Source code of charts
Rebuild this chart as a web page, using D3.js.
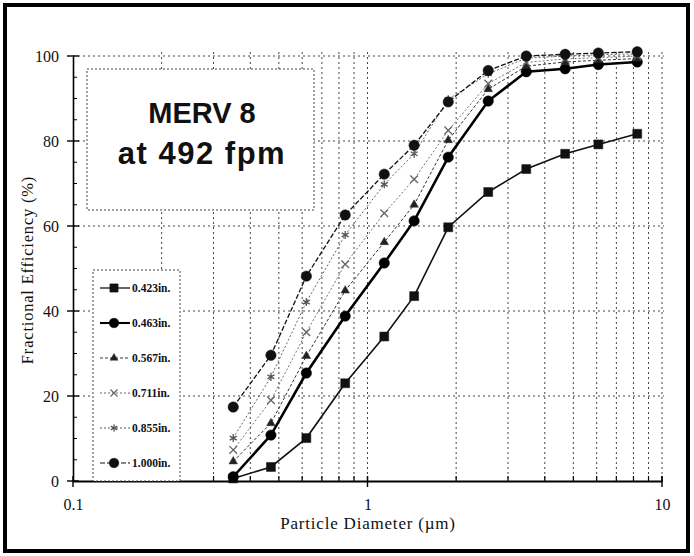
<!DOCTYPE html>
<html>
<head>
<meta charset="utf-8">
<script src="https://cdn.jsdelivr.net/npm/d3@7"></script>
<style>
  body { margin: 0; background: #fff; }
  text { font-family: "Liberation Serif", "Times New Roman", serif; fill: #111; }
</style>
</head>
<body>
<svg id="chart"></svg>
<script>
// particle diameters (um) measured by the counter
const diameters = [0.35, 0.47, 0.62, 0.84, 1.14, 1.44, 1.88, 2.57, 3.46, 4.69, 6.08, 8.24];

// fractional efficiency (%) per media depth
const eff423  = [0.6, 3.3, 10.1, 23.0, 34.0, 43.5, 59.7, 68.0, 73.4, 77.0, 79.2, 81.7];
const eff463  = [1.0, 10.8, 25.4, 38.8, 51.3, 61.2, 76.2, 89.4, 96.3, 97.0, 98.0, 98.6];
const eff567  = [4.6, 13.6, 29.4, 44.8, 56.2, 65.0, 80.2, 92.2, 97.6, 98.6, 99.0, 99.4];
const eff711  = [7.3, 19.0, 35.0, 51.0, 63.0, 71.0, 82.5, 93.5, 98.5, 99.3, 99.6, 100.0];
const eff855  = [10.1, 24.5, 42.1, 57.9, 69.8, 77.0, 89.8, 95.8, 99.5, 100.0, 100.3, 100.5];
const eff1000 = [17.4, 29.6, 48.2, 62.6, 72.2, 79.0, 89.2, 96.6, 100.0, 100.4, 100.7, 101.0];

const seriesNames = ["0.423in.", "0.463in.", "0.567in.", "0.711in.", "0.855in.", "1.000in."];
const seriesValues = [eff423, eff463, eff567, eff711, eff855, eff1000];

const yTicks = [0, 20, 40, 60, 80, 100];
const xTickLabels = [0.1, 1, 10];

const width = 694, height = 556;

const svg = d3.select("#chart")
  .attr("width", width)
  .attr("height", height);

const x = d3.scaleLog().domain([0.1, 10]).range([73, 662]);
const y = d3.scaleLinear().domain([0, 100]).range([481, 56]);

// line / marker look for each series
const styles = [
  { sym: d3.symbolSquare,   size: 80, w: 1.6, dash: null,    col: "#111", fill: "#111" },
  { sym: d3.symbolCircle,   size: 85, w: 2.6, dash: null,    col: "#000", fill: "#000" },
  { sym: d3.symbolTriangle, size: 32, w: 1.0, dash: "3,2",   col: "#333", fill: "#222" },
  { sym: d3.symbolX || d3.symbolCross, size: 40, w: 0.9, dash: "2,2", col: "#666", fill: "none" },
  { sym: d3.symbolAsterisk || d3.symbolCross, size: 45, w: 0.9, dash: "2,2", col: "#555", fill: "none" },
  { sym: d3.symbolCircle,   size: 85, w: 1.3, dash: "5,2",   col: "#111", fill: "#111" }
];

// outer frame
svg.append("rect")
  .attr("x", 5).attr("y", 5)
  .attr("width", 683).attr("height", 546)
  .attr("fill", "none")
  .attr("stroke", "#000")
  .attr("stroke-width", 4);

// grid
const grid = svg.append("g").attr("class", "grid");
const vLines = [];
[0.1, 1].forEach(d => { for (let k = 2; k <= 10; k++) vLines.push(d * k); });

grid.selectAll(".vgrid")
  .data(vLines)
  .enter().append("line")
  .attr("x1", d => x(d)).attr("x2", d => x(d))
  .attr("y1", y(100) - 4).attr("y2", y(0))
  .attr("stroke", "#444")
  .attr("stroke-width", 1)
  .attr("stroke-dasharray", "2,3");

grid.selectAll(".hgrid")
  .data(yTicks.slice(1))
  .enter().append("line")
  .attr("x1", x(0.1)).attr("x2", x(10) + 2)
  .attr("y1", d => y(d)).attr("y2", d => y(d))
  .attr("stroke", "#444")
  .attr("stroke-width", 1)
  .attr("stroke-dasharray", "2,3");

// y axis
const yAxis = svg.append("g")
  .attr("transform", `translate(${x(0.1)},0)`)
  .call(d3.axisLeft(y).tickValues(yTicks).tickSize(0).tickPadding(14));
yAxis.select(".domain").attr("stroke", "#000").attr("stroke-width", 1.6);
yAxis.selectAll("text").style("font-size", "16px").style("font-family", "Liberation Serif");

// y ticks: major crossing the axis, minor inside
svg.selectAll(".ymaj")
  .data(yTicks)
  .enter().append("line")
  .attr("x1", x(0.1) - 6).attr("x2", x(0.1) + 6)
  .attr("y1", d => y(d)).attr("y2", d => y(d))
  .attr("stroke", "#000").attr("stroke-width", 1.4);
svg.selectAll(".ymin")
  .data(d3.range(5, 100, 5).filter(d => d % 20 !== 0))
  .enter().append("line")
  .attr("x1", x(0.1)).attr("x2", x(0.1) + 4)
  .attr("y1", d => y(d)).attr("y2", d => y(d))
  .attr("stroke", "#000").attr("stroke-width", 1);

// x axis
const xAxis = svg.append("g")
  .attr("transform", `translate(0,${y(0)})`)
  .call(d3.axisBottom(x).tickValues(xTickLabels).tickFormat(d3.format("")).tickSize(0).tickPadding(18));
xAxis.select(".domain").attr("stroke", "#000").attr("stroke-width", 1.8);
xAxis.selectAll("text").style("font-size", "16px").style("font-family", "Liberation Serif");

svg.selectAll(".xmin")
  .data(vLines)
  .enter().append("line")
  .attr("x1", d => x(d)).attr("x2", d => x(d))
  .attr("y1", y(0)).attr("y2", y(0) - 5)
  .attr("stroke", "#000").attr("stroke-width", 1.2);
svg.selectAll(".xmaj")
  .data(xTickLabels)
  .enter().append("line")
  .attr("x1", d => x(d)).attr("x2", d => x(d))
  .attr("y1", y(0) - 5).attr("y2", y(0) + 6)
  .attr("stroke", "#000").attr("stroke-width", 1.4);

// axis titles
svg.append("text")
  .attr("x", 368).attr("y", 529)
  .attr("text-anchor", "middle")
  .style("font-size", "17px")
  .style("letter-spacing", "0.8px")
  .text("Particle Diameter (µm)");

svg.append("text")
  .attr("transform", "translate(33,270) rotate(-90)")
  .attr("text-anchor", "middle")
  .style("font-size", "16.5px")
  .style("letter-spacing", "0.8px")
  .text("Fractional Efficiency (%)");

// series
const line = d3.line()
  .x((d, i) => x(diameters[i]))
  .y(d => y(d));

const plot = svg.append("g").attr("class", "series");
seriesValues.forEach((vals, s) => {
  const st = styles[s];
  plot.append("path")
    .datum(vals)
    .attr("d", line)
    .attr("fill", "none")
    .attr("stroke", st.col)
    .attr("stroke-width", st.w)
    .attr("stroke-dasharray", st.dash);

  plot.selectAll(".m" + s)
    .data(vals)
    .enter().append("path")
    .attr("transform", (d, i) => `translate(${x(diameters[i])},${y(d)})`)
    .attr("d", d3.symbol().type(st.sym).size(st.size))
    .attr("fill", st.fill)
    .attr("stroke", st.col)
    .attr("stroke-width", st.fill === "none" ? 1.3 : 0.5);
});

// title box
const titleBox = svg.append("g");
titleBox.append("rect")
  .attr("x", 87).attr("y", 69)
  .attr("width", 227).attr("height", 141)
  .attr("fill", "#fff")
  .attr("stroke", "#444")
  .attr("stroke-width", 1)
  .attr("stroke-dasharray", "2,2");
titleBox.append("text")
  .attr("x", 202).attr("y", 123)
  .attr("text-anchor", "middle")
  .style("font-family", "Liberation Sans, Arial, sans-serif")
  .style("font-weight", "bold")
  .style("font-size", "29px")
  .text("MERV 8");
titleBox.append("text")
  .attr("x", 202).attr("y", 164)
  .attr("text-anchor", "middle")
  .style("font-family", "Liberation Sans, Arial, sans-serif")
  .style("font-weight", "bold")
  .style("font-size", "31px")
  .style("letter-spacing", "1.5px")
  .text("at 492 fpm");

// legend
const legend = svg.append("g");
legend.append("rect")
  .attr("x", 93).attr("y", 270)
  .attr("width", 87).attr("height", y(0) - 270)
  .attr("fill", "#fff")
  .attr("stroke", "#444")
  .attr("stroke-width", 1)
  .attr("stroke-dasharray", "2,2");

const items = legend.selectAll(".item")
  .data(seriesNames)
  .enter().append("g")
  .attr("transform", (d, i) => `translate(100,${288 + i * 35})`);

items.append("line")
  .attr("x1", 0).attr("x2", 30)
  .attr("stroke", (d, i) => styles[i].col)
  .attr("stroke-width", (d, i) => Math.max(1, styles[i].w * 0.8))
  .attr("stroke-dasharray", (d, i) => styles[i].dash);

items.append("path")
  .attr("transform", "translate(14,0)")
  .attr("d", (d, i) => d3.symbol().type(styles[i].sym).size(styles[i].size * 0.85)())
  .attr("fill", (d, i) => styles[i].fill)
  .attr("stroke", (d, i) => styles[i].col)
  .attr("stroke-width", (d, i) => styles[i].fill === "none" ? 1.2 : 0.5);

items.append("text")
  .attr("x", 32).attr("y", 4)
  .style("font-size", "11.5px")
  .style("font-weight", "bold")
  .text(d => d);
</script>
</body>
</html>
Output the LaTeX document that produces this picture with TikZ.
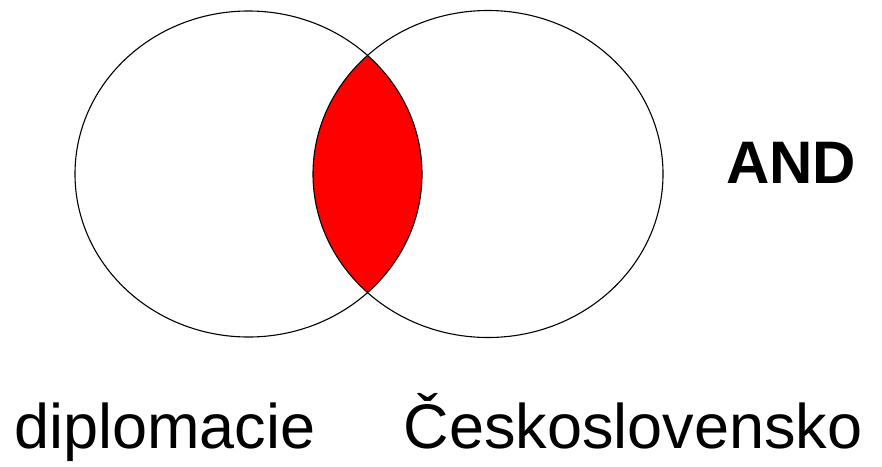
\documentclass[tikz,border=0pt]{standalone}
\usepackage{fontspec}
\setmainfont{Liberation Sans}
\begin{document}
\begin{tikzpicture}[x=1pt,y=-1pt,
  setline/.style={draw=black,line width=1.1pt},
  lbl/.style={font=\fontsize{63}{70}\selectfont,anchor=base,inner sep=0pt},
  oplbl/.style={font=\fontsize{60}{66}\selectfont\bfseries,anchor=base,inner sep=0pt}]
\useasboundingbox (0,0) rectangle (882,466);
\coordinate (cL) at (248.5,174);
\coordinate (cR) at (488,174);
\begin{scope}
  \clip (cL) ellipse [x radius=173.5, y radius=163];
  \fill[red] (cR) ellipse [x radius=175, y radius=163.5];
\end{scope}
\draw[setline] (cL) ellipse [x radius=173.5, y radius=163];
\draw[setline] (cR) ellipse [x radius=175, y radius=163.5];
\node[oplbl] (and) at (791,183) {AND};
\node[lbl] (a) at (165,448) {diplomacie};
\node[lbl] (b) at (633,448) {Československo};
\end{tikzpicture}
\end{document}
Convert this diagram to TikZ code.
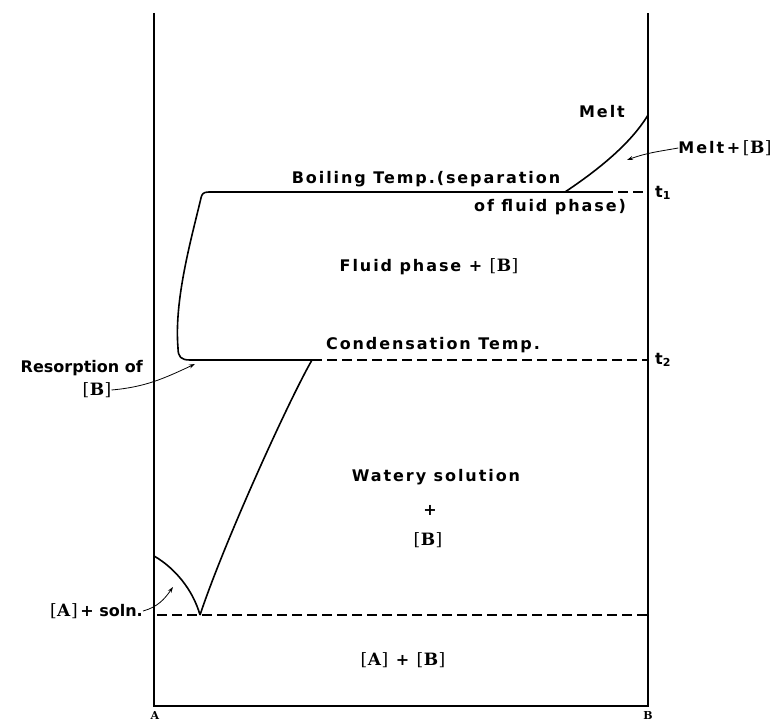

Exercise description
Identify each line in the records above containing the word "this"; copy those lines.

Exercise answer
Rebuild this chart as a web page, using D3.js.
Output the LaTeX document that produces this picture with TikZ.
Convert this diagram to TikZ code.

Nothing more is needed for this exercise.